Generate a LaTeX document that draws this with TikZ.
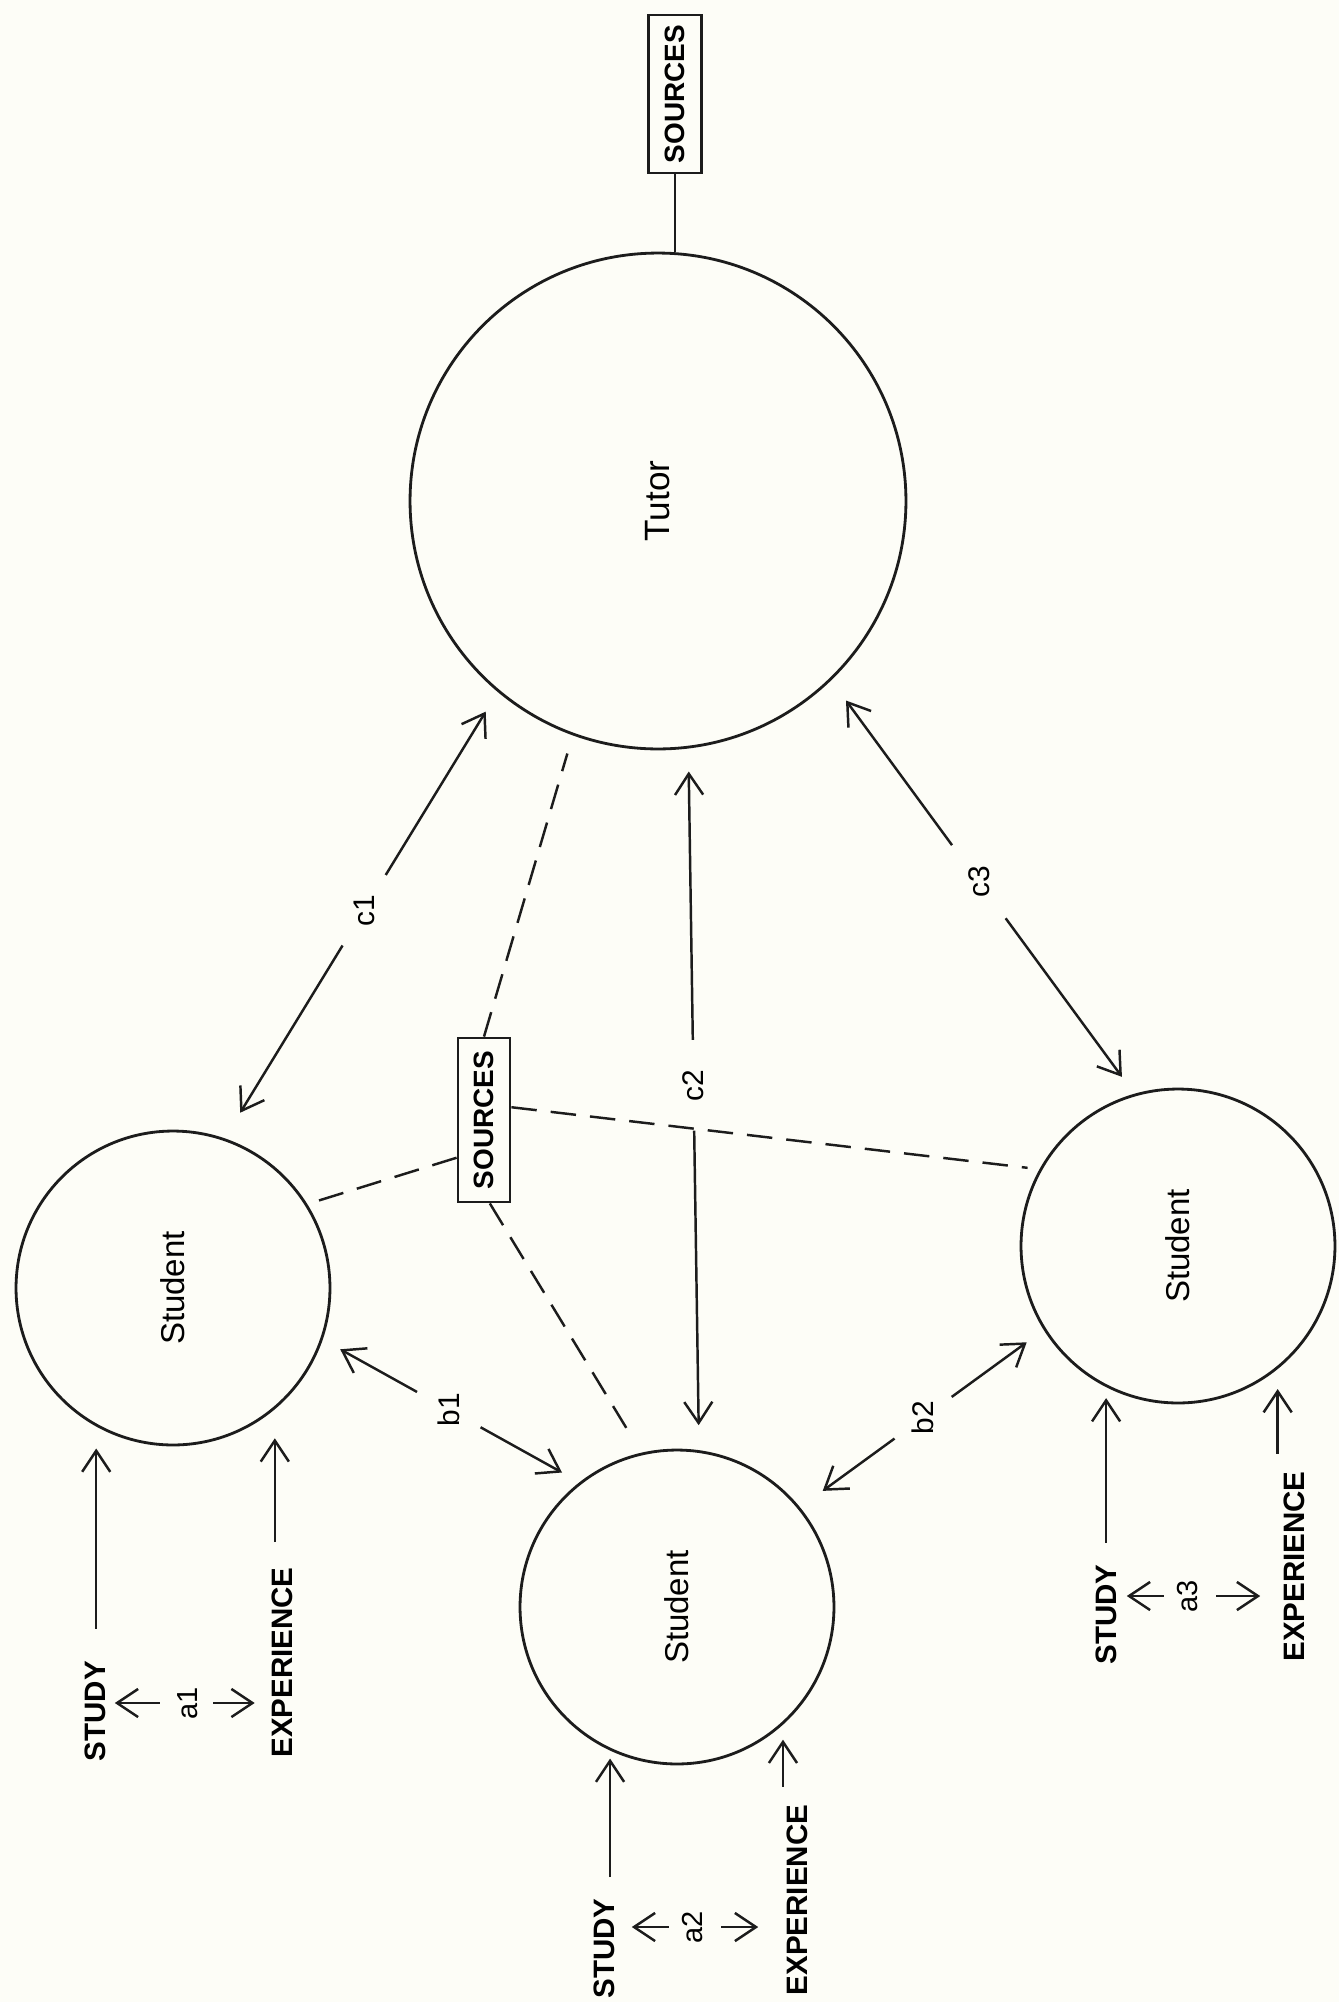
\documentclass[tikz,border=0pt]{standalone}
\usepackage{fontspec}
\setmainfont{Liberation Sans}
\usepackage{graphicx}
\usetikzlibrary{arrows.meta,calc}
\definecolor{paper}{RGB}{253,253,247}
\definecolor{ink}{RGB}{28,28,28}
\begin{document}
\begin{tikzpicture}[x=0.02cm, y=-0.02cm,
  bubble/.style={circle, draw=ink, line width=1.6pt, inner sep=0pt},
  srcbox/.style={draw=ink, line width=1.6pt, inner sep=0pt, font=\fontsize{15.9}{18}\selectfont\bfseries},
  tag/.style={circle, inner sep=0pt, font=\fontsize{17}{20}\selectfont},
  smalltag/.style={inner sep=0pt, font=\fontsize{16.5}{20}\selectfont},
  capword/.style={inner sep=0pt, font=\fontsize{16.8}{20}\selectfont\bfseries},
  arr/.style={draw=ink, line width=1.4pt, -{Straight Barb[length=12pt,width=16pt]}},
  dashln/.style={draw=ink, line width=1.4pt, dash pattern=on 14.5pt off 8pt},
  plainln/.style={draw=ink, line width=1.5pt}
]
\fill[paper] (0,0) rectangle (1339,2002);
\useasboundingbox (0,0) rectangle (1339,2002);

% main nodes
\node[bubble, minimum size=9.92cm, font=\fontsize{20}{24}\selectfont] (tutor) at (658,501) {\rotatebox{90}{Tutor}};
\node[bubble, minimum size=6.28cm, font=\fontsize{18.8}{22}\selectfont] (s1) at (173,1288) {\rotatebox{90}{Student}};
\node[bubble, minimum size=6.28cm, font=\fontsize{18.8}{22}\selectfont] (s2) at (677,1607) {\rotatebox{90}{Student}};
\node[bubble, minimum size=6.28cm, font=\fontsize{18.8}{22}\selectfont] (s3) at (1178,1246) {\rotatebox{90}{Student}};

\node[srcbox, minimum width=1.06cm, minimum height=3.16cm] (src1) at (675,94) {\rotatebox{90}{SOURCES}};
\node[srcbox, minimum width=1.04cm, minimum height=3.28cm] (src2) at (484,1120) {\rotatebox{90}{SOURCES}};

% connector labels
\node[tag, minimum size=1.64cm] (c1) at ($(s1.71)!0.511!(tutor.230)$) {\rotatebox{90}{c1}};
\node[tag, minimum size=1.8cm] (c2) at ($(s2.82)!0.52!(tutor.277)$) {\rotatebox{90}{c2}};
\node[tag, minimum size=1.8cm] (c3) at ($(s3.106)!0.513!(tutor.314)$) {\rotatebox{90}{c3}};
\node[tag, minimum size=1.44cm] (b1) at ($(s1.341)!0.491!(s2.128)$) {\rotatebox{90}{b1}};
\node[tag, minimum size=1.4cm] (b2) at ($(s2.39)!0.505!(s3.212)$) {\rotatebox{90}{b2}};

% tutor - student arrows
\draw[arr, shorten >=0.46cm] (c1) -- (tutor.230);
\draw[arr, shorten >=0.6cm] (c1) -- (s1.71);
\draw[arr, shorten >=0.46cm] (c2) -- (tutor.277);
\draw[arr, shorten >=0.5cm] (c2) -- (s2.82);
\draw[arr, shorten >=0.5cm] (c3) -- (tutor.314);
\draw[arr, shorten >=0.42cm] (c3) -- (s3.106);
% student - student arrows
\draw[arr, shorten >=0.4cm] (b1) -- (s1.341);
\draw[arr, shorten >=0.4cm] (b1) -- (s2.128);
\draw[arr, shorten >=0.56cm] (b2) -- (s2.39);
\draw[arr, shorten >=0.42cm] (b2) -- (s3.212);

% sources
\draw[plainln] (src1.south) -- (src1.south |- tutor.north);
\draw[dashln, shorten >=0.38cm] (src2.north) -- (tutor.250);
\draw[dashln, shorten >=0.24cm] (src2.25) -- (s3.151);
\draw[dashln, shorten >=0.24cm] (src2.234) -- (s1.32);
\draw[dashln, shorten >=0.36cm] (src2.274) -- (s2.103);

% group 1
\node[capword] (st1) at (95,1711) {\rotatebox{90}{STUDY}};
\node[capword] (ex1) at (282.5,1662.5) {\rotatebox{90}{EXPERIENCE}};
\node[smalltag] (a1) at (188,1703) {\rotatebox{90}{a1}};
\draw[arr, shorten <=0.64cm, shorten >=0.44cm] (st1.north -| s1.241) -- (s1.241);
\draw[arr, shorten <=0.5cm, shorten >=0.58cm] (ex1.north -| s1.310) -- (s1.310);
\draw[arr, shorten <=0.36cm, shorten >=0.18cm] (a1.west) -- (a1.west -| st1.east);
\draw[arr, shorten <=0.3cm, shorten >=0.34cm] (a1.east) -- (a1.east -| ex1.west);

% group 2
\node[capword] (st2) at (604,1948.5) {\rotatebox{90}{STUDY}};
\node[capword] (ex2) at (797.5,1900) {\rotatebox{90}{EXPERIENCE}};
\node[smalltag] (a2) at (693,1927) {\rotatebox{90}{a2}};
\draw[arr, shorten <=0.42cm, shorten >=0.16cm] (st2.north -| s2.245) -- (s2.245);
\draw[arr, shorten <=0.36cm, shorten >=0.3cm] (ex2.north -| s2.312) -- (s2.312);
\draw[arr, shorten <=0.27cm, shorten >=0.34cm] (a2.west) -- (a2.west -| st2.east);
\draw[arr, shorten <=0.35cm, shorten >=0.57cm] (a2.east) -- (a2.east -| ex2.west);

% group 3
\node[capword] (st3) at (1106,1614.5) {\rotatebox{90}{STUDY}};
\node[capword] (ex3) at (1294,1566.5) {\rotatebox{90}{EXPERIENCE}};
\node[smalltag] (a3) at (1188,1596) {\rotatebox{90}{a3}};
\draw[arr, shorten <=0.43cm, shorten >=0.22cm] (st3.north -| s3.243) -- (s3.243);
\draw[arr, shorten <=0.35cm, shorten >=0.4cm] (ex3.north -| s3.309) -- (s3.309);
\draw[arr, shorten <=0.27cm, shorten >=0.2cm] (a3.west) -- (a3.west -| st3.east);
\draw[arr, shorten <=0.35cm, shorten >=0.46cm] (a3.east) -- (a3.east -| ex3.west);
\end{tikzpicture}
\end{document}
——————————
Only the lines from the start of the material through the line containing "minimum size=1.4cm] (b2)" should be transcribed. Pictures stay out.

:: Answer to this task ::
Generate a LaTeX document that draws this with TikZ.
\documentclass[tikz,border=0pt]{standalone}
\usepackage{fontspec}
\setmainfont{Liberation Sans}
\usepackage{graphicx}
\usetikzlibrary{arrows.meta,calc}
\definecolor{paper}{RGB}{253,253,247}
\definecolor{ink}{RGB}{28,28,28}
\begin{document}
\begin{tikzpicture}[x=0.02cm, y=-0.02cm,
  bubble/.style={circle, draw=ink, line width=1.6pt, inner sep=0pt},
  srcbox/.style={draw=ink, line width=1.6pt, inner sep=0pt, font=\fontsize{15.9}{18}\selectfont\bfseries},
  tag/.style={circle, inner sep=0pt, font=\fontsize{17}{20}\selectfont},
  smalltag/.style={inner sep=0pt, font=\fontsize{16.5}{20}\selectfont},
  capword/.style={inner sep=0pt, font=\fontsize{16.8}{20}\selectfont\bfseries},
  arr/.style={draw=ink, line width=1.4pt, -{Straight Barb[length=12pt,width=16pt]}},
  dashln/.style={draw=ink, line width=1.4pt, dash pattern=on 14.5pt off 8pt},
  plainln/.style={draw=ink, line width=1.5pt}
]
\fill[paper] (0,0) rectangle (1339,2002);
\useasboundingbox (0,0) rectangle (1339,2002);

% main nodes
\node[bubble, minimum size=9.92cm, font=\fontsize{20}{24}\selectfont] (tutor) at (658,501) {\rotatebox{90}{Tutor}};
\node[bubble, minimum size=6.28cm, font=\fontsize{18.8}{22}\selectfont] (s1) at (173,1288) {\rotatebox{90}{Student}};
\node[bubble, minimum size=6.28cm, font=\fontsize{18.8}{22}\selectfont] (s2) at (677,1607) {\rotatebox{90}{Student}};
\node[bubble, minimum size=6.28cm, font=\fontsize{18.8}{22}\selectfont] (s3) at (1178,1246) {\rotatebox{90}{Student}};

\node[srcbox, minimum width=1.06cm, minimum height=3.16cm] (src1) at (675,94) {\rotatebox{90}{SOURCES}};
\node[srcbox, minimum width=1.04cm, minimum height=3.28cm] (src2) at (484,1120) {\rotatebox{90}{SOURCES}};

% connector labels
\node[tag, minimum size=1.64cm] (c1) at ($(s1.71)!0.511!(tutor.230)$) {\rotatebox{90}{c1}};
\node[tag, minimum size=1.8cm] (c2) at ($(s2.82)!0.52!(tutor.277)$) {\rotatebox{90}{c2}};
\node[tag, minimum size=1.8cm] (c3) at ($(s3.106)!0.513!(tutor.314)$) {\rotatebox{90}{c3}};
\node[tag, minimum size=1.44cm] (b1) at ($(s1.341)!0.491!(s2.128)$) {\rotatebox{90}{b1}};
\node[tag, minimum size=1.4cm] (b2) at ($(s2.39)!0.505!(s3.212)$) {\rotatebox{90}{b2}};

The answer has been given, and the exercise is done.